Other projects in development are Clair Ridge, to be installed this year and likely to be a big producer but on a part of an already producing reservoir (hence not in the table); Mariner, which is a heavy oil project for Statoil; and Culzean.
Culzean was initiated by Maersk but presumably will now be taken over by Total. After 2019 new oil coming on line will be very sparse and rapid decline is likely to take over. Note that the caveats for nameplate and reserve capacity given above for the Norway fields also apply here – more so for the reserves as the UK Oil and Gas Authority doesn’t supply their own estimates so the numbers are taken from trade media reports and company investor presentations.
The second table shows significant discoveries that are likely to be developed. Fram is a gas field with a thin oil or condensate rim, which has been around a long time. At one time it was planned as a stand-alone FPSO development, but now, following some poor results from reservoir analyses, Shell are planning on a twenty-mile tie back to Shearwater. The production rate and eventual recovery will be lower than the original proposition. After Fram Chevron’s Rosebank might be the only largish stand-alone project left to be developed. It too has been around for a number of years without yet finding a commercial development option, although I think they are trying again at the moment, possibly with a leased, refurbished FPSO.

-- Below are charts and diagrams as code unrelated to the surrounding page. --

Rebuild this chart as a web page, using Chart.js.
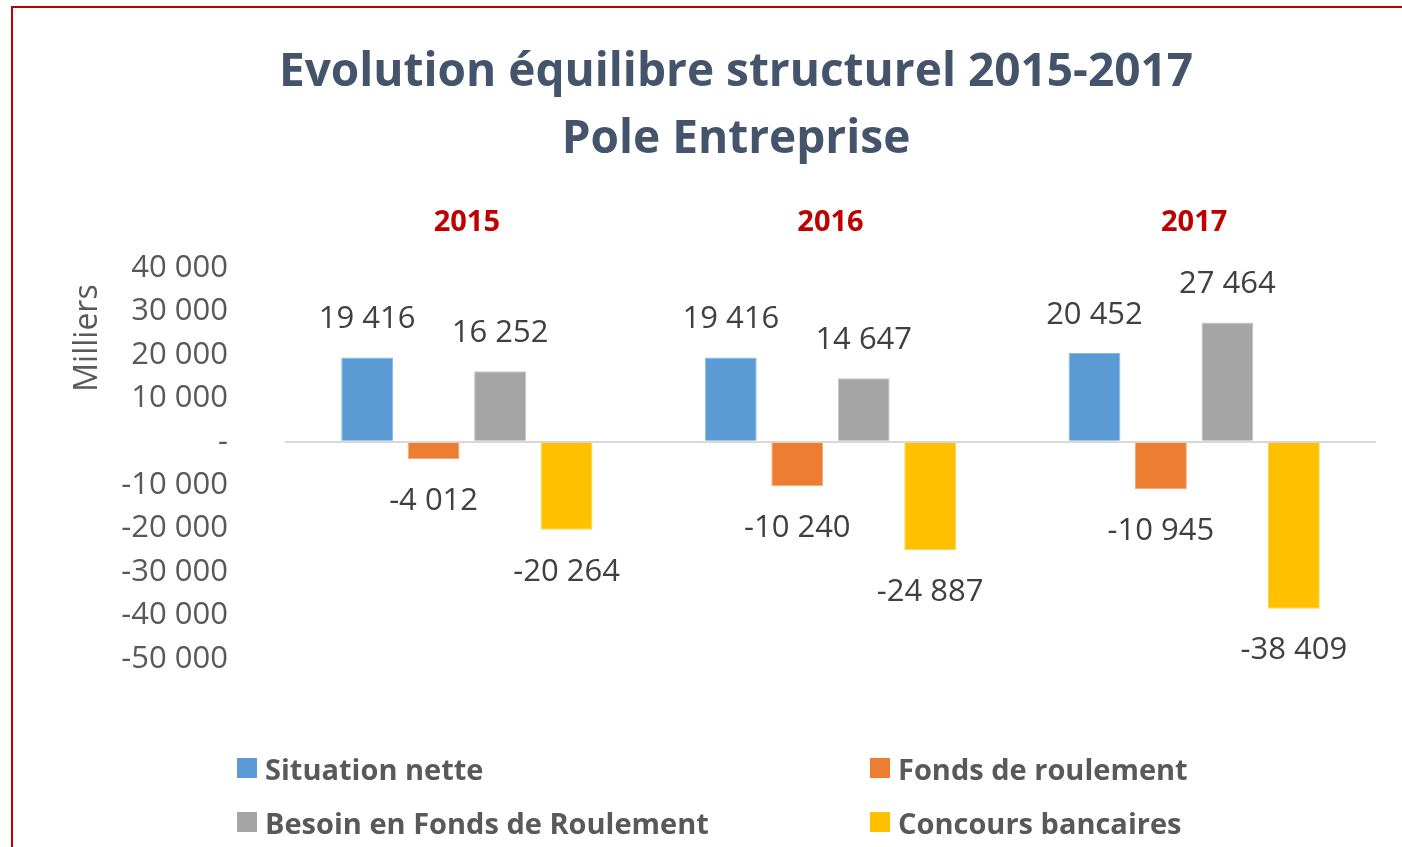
<!DOCTYPE html>
<html>
<head>
<meta charset="utf-8">
<script src="https://cdn.jsdelivr.net/npm/chart.js@4.4.1/dist/chart.umd.min.js"></script>
<style>
  html, body { margin: 0; padding: 0; background: #fff; overflow: hidden; }
  #wrap { position: relative; width: 1402px; height: 847px; }
  #frame { position: absolute; left: 11px; top: 6px; width: 1600px; height: 1200px; border: 2px solid #C00000; box-sizing: border-box; }
  #chart { position: absolute; left: 0; top: 0; }
  .leg { position: absolute; height: 40px; display: flex; align-items: center; font-family: "Open Sans", sans-serif; font-weight: 700; font-size: 29px; color: #595959; white-space: nowrap; }
  .leg span.box { display: inline-block; width: 20px; height: 20px; margin-right: 8px; }
</style>
</head>
<body>
<div id="wrap">
  <div id="frame"></div>
  <canvas id="chart" width="1402" height="847"></canvas>
  <div id="legend"></div>
</div>
<script>
const years = ['2015', '2016', '2017'];
const seriesNames = ['Situation nette', 'Fonds de roulement', 'Besoin en Fonds de Roulement', 'Concours bancaires'];
const situationNette = [19416, 19416, 20452];
const fondsRoulement = [-4012, -10240, -10945];
const besoinFR = [16252, 14647, 27464];
const concoursBancaires = [-20264, -24887, -38409];
const seriesColors = ['#5B9BD5', '#ED7D31', '#A5A5A5', '#FFC000'];
const borderColors = ['#8DB9E4', '#F3A876', '#C4C4C4', '#FFD24D'];
const yTicks = [40000, 30000, 20000, 10000, 0, -10000, -20000, -30000, -40000, -50000];

const FONT = '"Open Sans", sans-serif';

function fmt(v) {
    if (v === 0) return '-';
    const s = Math.abs(Math.round(v)).toString().replace(/\B(?=(\d{3})+(?!\d))/g, ' ');
    return (v < 0 ? '-' : '') + s;
}

// data labels above / below the bars
const barLabels = {
    id: 'barLabels',
    afterDatasetsDraw(chart) {
        const ctx = chart.ctx;
        ctx.save();
        ctx.font = '31px ' + FONT;
        ctx.fillStyle = '#404040';
        ctx.textAlign = 'center';
        ctx.textBaseline = 'middle';
        chart.data.datasets.forEach((ds, i) => {
            chart.getDatasetMeta(i).data.forEach((bar, j) => {
                const v = ds.data[j];
                const y = v >= 0 ? bar.y - 38 : bar.y + 42;
                ctx.fillText(fmt(v), bar.x, y);
            });
        });
        ctx.restore();
    }
};

// "Milliers" display-unit label
const unitLabel = {
    id: 'unitLabel',
    afterDraw(chart) {
        const ctx = chart.ctx;
        ctx.save();
        ctx.translate(88, 338);
        ctx.rotate(-Math.PI / 2);
        ctx.font = '32px ' + FONT;
        ctx.fillStyle = '#595959';
        ctx.textAlign = 'center';
        ctx.textBaseline = 'middle';
        ctx.fillText('Milliers', 0, 0);
        ctx.restore();
    }
};

const allValues = [situationNette, fondsRoulement, besoinFR, concoursBancaires];

new Chart(document.getElementById('chart'), {
    type: 'bar',
    data: {
        labels: years,
        datasets: seriesNames.map((name, i) => ({
            label: name,
            data: allValues[i],
            backgroundColor: seriesColors[i],
            borderColor: borderColors[i],
            borderWidth: 1,
            categoryPercentage: 0.731,
            barPercentage: 0.78
        }))
    },
    options: {
        responsive: false,
        animation: false,
        layout: { padding: { left: 96, right: 26, top: 0, bottom: 188 } },
        plugins: {
            legend: { display: false },
            tooltip: { enabled: false },
            title: {
                display: true,
                text: ['Evolution équilibre structurel 2015-2017', 'Pole Entreprise'],
                color: '#44546A',
                font: { family: FONT, size: 46, weight: '700', lineHeight: 1.4565 },
                padding: { top: 39, bottom: 15 }
            }
        },
        scales: {
            x: {
                position: 'top',
                grid: { display: false, drawTicks: false },
                border: { display: false },
                ticks: {
                    color: '#C00000',
                    font: { family: FONT, size: 29, weight: '700' },
                    padding: 28
                },
                afterFit(scale) { scale.height = 80; }
            },
            y: {
                min: -50000,
                max: 40000,
                afterBuildTicks(scale) { scale.ticks = yTicks.map(v => ({ value: v })); },
                grid: {
                    drawTicks: false,
                    lineWidth: 2,
                    color: c => (c.tick && c.tick.value === 0 ? '#D9D9D9' : 'rgba(0,0,0,0)')
                },
                border: { display: false },
                ticks: {
                    color: '#595959',
                    font: { family: FONT, size: 31 },
                    padding: 57,
                    callback: v => fmt(v)
                },
                afterFit(scale) { scale.width = 189; }
            }
        }
    },
    plugins: [barLabels, unitLabel]
});

// legend, two columns
const legPos = [[237, 769], [870, 769], [237, 823], [870, 823]];
const legend = document.getElementById('legend');
seriesNames.forEach((name, i) => {
    const d = document.createElement('div');
    d.className = 'leg';
    d.style.left = legPos[i][0] + 'px';
    d.style.top = (legPos[i][1] - 21) + 'px';
    d.innerHTML = '<span class="box" style="background:' + seriesColors[i] + '"></span>' + name;
    legend.appendChild(d);
});
</script>
</body>
</html>
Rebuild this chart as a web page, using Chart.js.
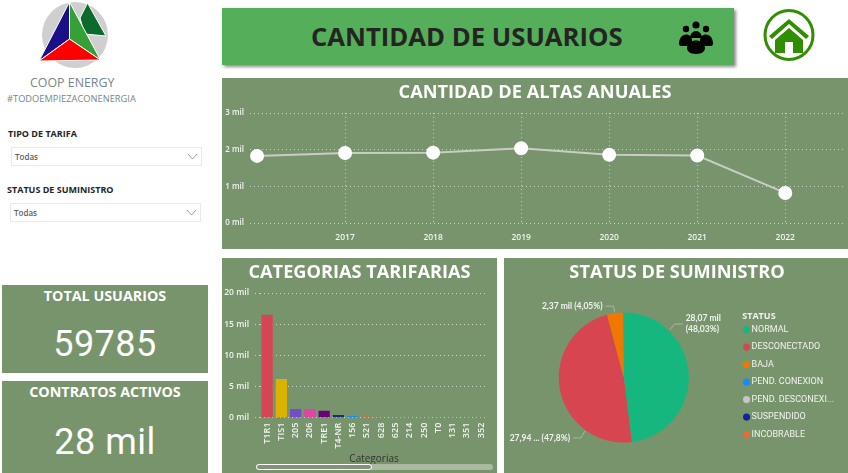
<!DOCTYPE html>
<html>
<head>
<meta charset="utf-8">
<script src="https://cdn.jsdelivr.net/npm/chart.js@4"></script>
<style>
  html, body { margin: 0; padding: 0; background: #fff; width: 848px; height: 473px; overflow: hidden; font-family: "Open Sans", sans-serif; }
  .abs { position: absolute; }
  .panel { position: absolute; background: #78946c; }
  .header { left: 222px; top: 8px; width: 512px; height: 57px; background: #54ae5a; box-shadow: 2px 2px 3px rgba(0,0,0,.45); }
  .header span { position: absolute; left: 89px; top: 11px; font-size: 25.7px; line-height: 36px; font-weight: 700; color: #252423; white-space: nowrap; }
  .kpi-title { position: absolute; left: 0; width: 100%; text-align: center; top: 1px; color: #fff; font-weight: 700; font-size: 14.3px; line-height: 20px; }
  .kpi-value { position: absolute; left: 0; width: 100%; text-align: center; color: #fff; font-family: Roboto, sans-serif; font-size: 36px; line-height: 44px; letter-spacing: .5px; }
  .slicer-label { position: absolute; font-size: 9px; font-weight: 700; color: #252423; line-height: 14px; white-space: nowrap; }
  .slicer { position: absolute; width: 189px; height: 17px; background: #fff; border: 1px solid #eaeaea; box-sizing: content-box; font-size: 8px; font-weight: 600; line-height: 17px; color: #605e5c; text-indent: 3px; }
  .slicer svg { position: absolute; right: 3px; top: 5px; }
  canvas { position: absolute; left: 0; top: 0; }
</style>
</head>
<body>
<!-- logo -->
<svg class="abs" style="left:30px;top:0" width="90" height="72" viewBox="30 0 90 72">
  <circle cx="75" cy="35" r="33" fill="#cfcfcf"/>
  <polygon points="87.5,3 80,18 84.5,34 106,36" fill="#0b6a2c" stroke="#fff" stroke-width="1"/>
  <polygon points="69.5,2 39,61 69.5,39" fill="#1b0f8a" stroke="#fff" stroke-width="1"/>
  <polygon points="69.5,2 69.5,39 100.5,60" fill="#35a035" stroke="#fff" stroke-width="1"/>
  <polygon points="39,61 69.5,39 100.5,60" fill="#ff0000" stroke="#fff" stroke-width="1"/>
</svg>
<div class="abs" style="left:30px;top:75px;font-size:12.4px;line-height:16px;color:#75868c;white-space:nowrap">COOP ENERGY</div>
<div class="abs" style="left:7px;top:92px;font-size:9.3px;line-height:13px;color:#75868c;white-space:nowrap">#TODOEMPIEZACONENERGIA</div>

<div class="slicer-label" style="left:8px;top:127px">TIPO DE TARIFA</div>
<div class="slicer" style="left:11px;top:147px">Todas
  <svg width="11" height="7" viewBox="0 0 11 7"><polyline points="1,1 5.5,6 10,1" fill="none" stroke="#999" stroke-width="1"/></svg>
</div>
<div class="slicer-label" style="left:7px;top:183px">STATUS DE SUMINISTRO</div>
<div class="slicer" style="left:10px;top:203px">Todas
  <svg width="11" height="7" viewBox="0 0 11 7"><polyline points="1,1 5.5,6 10,1" fill="none" stroke="#999" stroke-width="1"/></svg>
</div>

<div class="panel" style="left:2px;top:285px;width:206px;height:88px">
  <div class="kpi-title">TOTAL USUARIOS</div>
  <div class="kpi-value" style="top:37px">59785</div>
</div>
<div class="panel" style="left:2px;top:381px;width:206px;height:92px">
  <div class="kpi-title">CONTRATOS ACTIVOS</div>
  <div class="kpi-value" style="top:39px">28 mil</div>
</div>

<div class="abs header"><span>CANTIDAD DE USUARIOS</span>
  <!-- people icon -->
  <svg class="abs" style="left:456px;top:13px" width="36" height="33" viewBox="0 0 36 33" fill="#000">
    <circle cx="18" cy="4" r="3.6"/><circle cx="8" cy="8" r="3.2"/><circle cx="28" cy="8" r="3.2"/>
    <circle cx="18" cy="13.5" r="3.6"/>
    <path d="M12 20c0-9 12-9 12 0z" transform="translate(0,-3)"/>
    <path d="M1 23c0-12 13-12 13-3l-2 5H2z"/><path d="M35 23c0-12-13-12-13-3l2 5h10z"/>
    <path d="M9 27c0-10 18-10 18 0 0 3-3 6-9 6s-9-3-9-6z"/>
  </svg>
</div>
<!-- home icon -->
<svg class="abs" style="left:763px;top:9px" width="52" height="52" viewBox="0 0 52 52">
  <ellipse cx="26" cy="26" rx="24" ry="24.5" fill="#fff" stroke="#2f8f00" stroke-width="3"/>
  <polygon points="26,10 6,27 9,30 26,15 43,30 46,27" fill="#2f8f00"/>
  <polygon points="26,19 12,31 12,44 22,44 22,33 30,33 30,44 40,44 40,31" fill="#2f8f00"/>
</svg>

<div class="panel" style="left:222px;top:78px;width:626px;height:171px"><canvas id="lineChart" width="626" height="171"></canvas></div>
<div class="panel" style="left:222px;top:258px;width:275px;height:215px">
  <canvas id="barChart" width="275" height="207"></canvas>
  <div class="abs" style="left:34px;top:206px;width:237px;height:6px;background:#a9baa0;border-radius:3px"></div>
  <div class="abs" style="left:34px;top:206px;width:114px;height:4px;background:#84917e;border:1px solid #fff;border-radius:3px"></div>
</div>
<div class="panel" style="left:504px;top:258px;width:344px;height:215px"><canvas id="pieChart" width="344" height="215"></canvas></div>

<script>
const altaYears = [2016, 2017, 2018, 2019, 2020, 2021, 2022];
const altaValues = [1.83, 1.91, 1.92, 2.04, 1.86, 1.84, 0.82];
const yearTicks = [2017, 2018, 2019, 2020, 2021, 2022];

const tarifaLabels = ['T1R1', 'TIS1', '205', '206', 'TRE1', 'T4-NR', '156', '521', '628', '625', '214', '250', 'T0', '131', '351', '352'];
const tarifaValues = [16.5, 6.2, 1.4, 1.4, 1.12, 0.42, 0.27, 0.2, 0.12, 0.1, 0.1, 0.1, 0.1, 0.1, 0.1, 0.1];
const tarifaColors = ['#d64554', '#d9b300', '#744ec2', '#e044a7', '#6b007b', '#1a2b80', '#118dff', '#d9673d', '#118dff', '#118dff', '#118dff', '#118dff', '#118dff', '#118dff', '#118dff', '#118dff'];

const statusLabels = ['NORMAL', 'DESCONECTADO', 'BAJA', 'PEND. CONEXION', 'PEND. DESCONEXI...', 'SUSPENDIDO', 'INCOBRABLE'];
const statusValues = [28.07, 27.94, 2.37, 0.03, 0.01, 0.01, 0.01];
const statusColors = ['#15b77e', '#d64550', '#f07800', '#118dff', '#c8c6c4', '#12239e', '#e66c37'];

const TEXT = '#f1f4ef';
const GRID = 'rgba(255,255,255,0.6)';
const FONT = '"Open Sans", sans-serif';

Chart.defaults.animation = false;
Chart.defaults.font.family = FONT;

function titleOpts(text) {
    return { display: true, text: text, color: '#fff', font: { size: 18.2, weight: '700', lineHeight: 1.2 }, padding: { top: 4, bottom: 9.2 } };
}

new Chart(document.getElementById('lineChart'), {
    type: 'line',
    data: {
        datasets: [{
            data: altaYears.map((y, i) => ({ x: y, y: altaValues[i] })),
            borderColor: '#c9cdc6',
            borderWidth: 2,
            pointBackgroundColor: '#fff',
            pointBorderColor: '#fff',
            pointRadius: 6
        }]
    },
    options: {
        responsive: false,
        layout: { autoPadding: false, padding: { left: 2, right: 2 } },
        plugins: { legend: { display: false }, tooltip: { enabled: false }, title: titleOpts('CANTIDAD DE ALTAS ANUALES') },
        scales: {
            x: {
                type: 'linear', min: 2015.92, max: 2022.69,
                afterBuildTicks: axis => { axis.ticks = yearTicks.map(v => ({ value: v })); },
                afterFit: axis => { axis.height = 26; },
                border: { display: false, dash: [1, 3] },
                grid: { color: GRID, drawTicks: false },
                ticks: { color: TEXT, font: { size: 8.5, weight: '600' }, padding: 9, maxRotation: 0, callback: v => String(v) }
            },
            y: {
                min: 0, max: 3,
                afterFit: axis => { axis.width = 26; },
                border: { display: false, dash: [1, 3] },
                grid: { color: GRID, drawTicks: false },
                ticks: { color: TEXT, stepSize: 1, font: { size: 8, weight: '600' }, padding: 6, callback: v => v + ' mil' }
            }
        }
    }
});

new Chart(document.getElementById('barChart'), {
    type: 'bar',
    data: {
        labels: tarifaLabels,
        datasets: [{ data: tarifaValues, backgroundColor: tarifaColors, barPercentage: 0.79, categoryPercentage: 1 }]
    },
    options: {
        responsive: false,
        layout: { autoPadding: false, padding: { left: 1, right: 1 } },
        plugins: { legend: { display: false }, tooltip: { enabled: false }, title: titleOpts('CATEGORIAS TARIFARIAS') },
        scales: {
            x: {
                afterFit: axis => { axis.height = 47.3; },
                border: { display: false },
                grid: { display: false, drawTicks: false },
                title: { display: true, text: 'Categorias', color: '#333', font: { size: 10 }, padding: 0 },
                ticks: { color: TEXT, autoSkip: false, minRotation: 90, maxRotation: 90, font: { size: 9, weight: '600' }, padding: 5 }
            },
            y: {
                min: 0, max: 20,
                afterFit: axis => { axis.width = 37; },
                border: { display: false, dash: [1, 3] },
                grid: { color: GRID, tickBorderDash: [1, 3], tickColor: GRID, tickLength: 5 },
                ticks: { color: TEXT, stepSize: 5, font: { size: 8.5, weight: '600' }, padding: 6, callback: v => v + ' mil' }
            },
            // eje vacio: solo deja el hueco a la derecha sin mover el titulo
            rightGap: {
                position: 'right',
                afterFit: axis => { axis.width = 6.5; },
                border: { display: false },
                grid: { display: false, drawTicks: false },
                ticks: { display: false }
            }
        }
    }
});

// Etiquetas con linea guia del pie
const pieNotes = [
    { angle: 44, lines: ['28,07 mil', '(48,03%)'], elbow: [5, -6], side: 1, lineGap: 11 },
    { angle: 216, lines: ['27,94 ... (47,8%)'], elbow: [-4, 7], side: -1, lineGap: 0 },
    { angle: 352, lines: ['2,37 mil (4,05%)'], elbow: [-1, -6], side: -1, lineGap: 0 }
];
const pieNotesPlugin = {
    id: 'pieNotes',
    afterDatasetsDraw(chart) {
        const ctx = chart.ctx;
        const arc = chart.getDatasetMeta(0).data[0];
        ctx.save();
        ctx.font = '700 8.5px Lato, sans-serif';
        ctx.fillStyle = TEXT;
        ctx.textBaseline = 'middle';
        pieNotes.forEach(n => {
            const a = n.angle * Math.PI / 180;
            const sx = arc.x + Math.sin(a) * (arc.outerRadius + 1);
            const sy = arc.y - Math.cos(a) * (arc.outerRadius + 1);
            const ex = sx + n.elbow[0];
            const ey = sy + n.elbow[1];
            const tx = ex + n.side * 8;
            ctx.strokeStyle = '#a9b7a2';
            ctx.beginPath();
            ctx.moveTo(sx, sy);
            ctx.lineTo(ex, ey);
            ctx.lineTo(tx, ey);
            ctx.stroke();
            ctx.textAlign = n.side > 0 ? 'left' : 'right';
            n.lines.forEach((t, i) => ctx.fillText(t, tx + n.side * 3, ey - (n.lines.length - 1) * n.lineGap / 2 + i * n.lineGap));
        });
        ctx.restore();
    }
};

new Chart(document.getElementById('pieChart'), {
    type: 'pie',
    data: {
        labels: statusLabels,
        datasets: [{ data: statusValues, backgroundColor: statusColors, borderWidth: 0, radius: 65 }]
    },
    options: {
        responsive: false,
        layout: { padding: { left: 6, right: 4, bottom: 11 } },
        plugins: {
            tooltip: { enabled: false },
            title: titleOpts('STATUS DE SUMINISTRO'),
            legend: {
                position: 'right',
                title: { display: true, text: '\u00a0\u00a0STATUS', color: TEXT, position: 'start', font: { size: 9, weight: '700' }, padding: { top: 39.4, bottom: -6 } },
                labels: { color: TEXT, font: { size: 9, family: 'Roboto, sans-serif' }, usePointStyle: true, pointStyle: 'circle', boxWidth: 1, boxHeight: 5, padding: 8.5 }
            }
        }
    },
    plugins: [pieNotesPlugin]
});
</script>
</body>
</html>
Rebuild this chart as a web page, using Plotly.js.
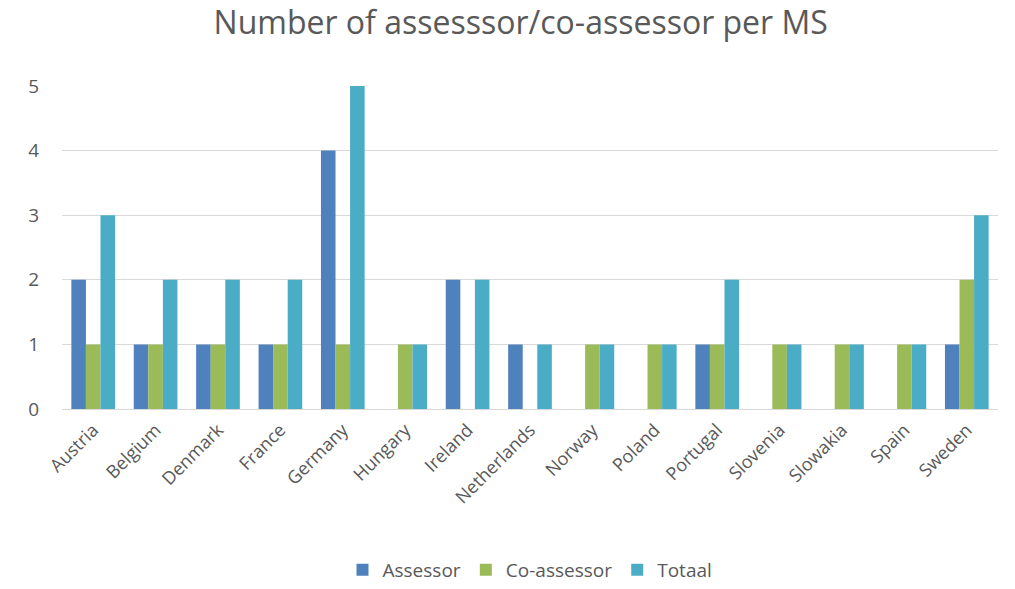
<!DOCTYPE html>
<html>
<head>
<meta charset="utf-8">
<script src="https://cdn.plot.ly/plotly-3.0.1.min.js"></script>
<style>html,body{margin:0;padding:0;background:#fff;}#chart{width:1015px;height:589px;}</style>
</head>
<body>
<div id="chart"></div>
<script>
const countries = ["Austria","Belgium","Denmark","France","Germany","Hungary","Ireland","Netherlands","Norway","Poland","Portugal","Slovenia","Slowakia","Spain","Sweden"];
const assessor   = [2,1,1,1,4,0,2,1,0,0,1,0,0,0,1];
const coAssessor = [1,1,1,1,1,1,0,0,1,1,1,1,1,1,2];
const totaal     = [3,2,2,2,5,1,2,1,1,1,2,1,1,1,3];
const yTicks = [0,1,2,3,4,5];

const font = "Open Sans, Noto Sans, sans-serif";
const txt = "#595959";

const traces = [
  {name:"Assessor", y:assessor, color:"#4F81BD"},
  {name:"Co-assessor", y:coAssessor, color:"#9BBB59"},
  {name:"Totaal", y:totaal, color:"#4BACC6"}
].map(s => ({
  type:"bar", name:s.name, x:countries, y:s.y,
  marker:{color:s.color, line:{width:0}},
  hoverinfo:"x+y+name"
}));

const layout = {
  width:1015, height:589,
  margin:{l:62, r:17, t:86, b:180},
  paper_bgcolor:"#fff", plot_bgcolor:"#fff",
  title:{text:"Number of assesssor/co-assessor per MS", x:0.513, xref:"container", xanchor:"center", y:0.962, yanchor:"middle",
         font:{family:font, size:32, color:txt}},
  barmode:"group", bargap:0.3, bargroupgap:0,
  xaxis:{type:"category", tickangle:-45, tickfont:{family:font, size:18, color:txt},
         showgrid:false, zeroline:false, showline:false, ticks:"", automargin:false, ticklabelstandoff:6},
  yaxis:{range:[0,5], tickvals:yTicks, tickfont:{family:font, size:19, color:txt},
         showgrid:true, gridcolor:"#D9D9D9", gridwidth:1, zeroline:true, zerolinecolor:"#D9D9D9",
         showline:false, ticks:"", ticklabelstandoff:22, automargin:false},
  showlegend:true,
  legend:{orientation:"h", x:0.5, xanchor:"center", xref:"paper", yref:"container", y:-0.012, yanchor:"bottom",
          font:{family:font, size:19, color:txt}, itemwidth:30, traceorder:"normal"}
};

Plotly.newPlot("chart", traces, layout, {displayModeBar:false, staticPlot:true});
</script>
</body>
</html>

There are some smaller undeveloped fields, often for heavy oil, that could see platforms rather than tiebacks and the result of the pilot project for the Hurricane basement rock reservoirs may lead to bigger things as well. There are a couple of fields that might be redeveloped but most undeveloped SDs (significant discoveries) will be small tiebacks and a lot might end up stranded and non-commercial. There are few to none other discoveries that might be developed other than those above. There is still some exploration drilling, but it has been fairly disappointing so far (only one significant discovery, by Statoil, and that not necessarily big enough to be commercial unless there is an available tie back opportunity). There are still a couple of high impact wells to be drilled in the West of Shetland area this year. In October there were six operating offshore rigs for the UK, the lowest in Baker-Hughes records.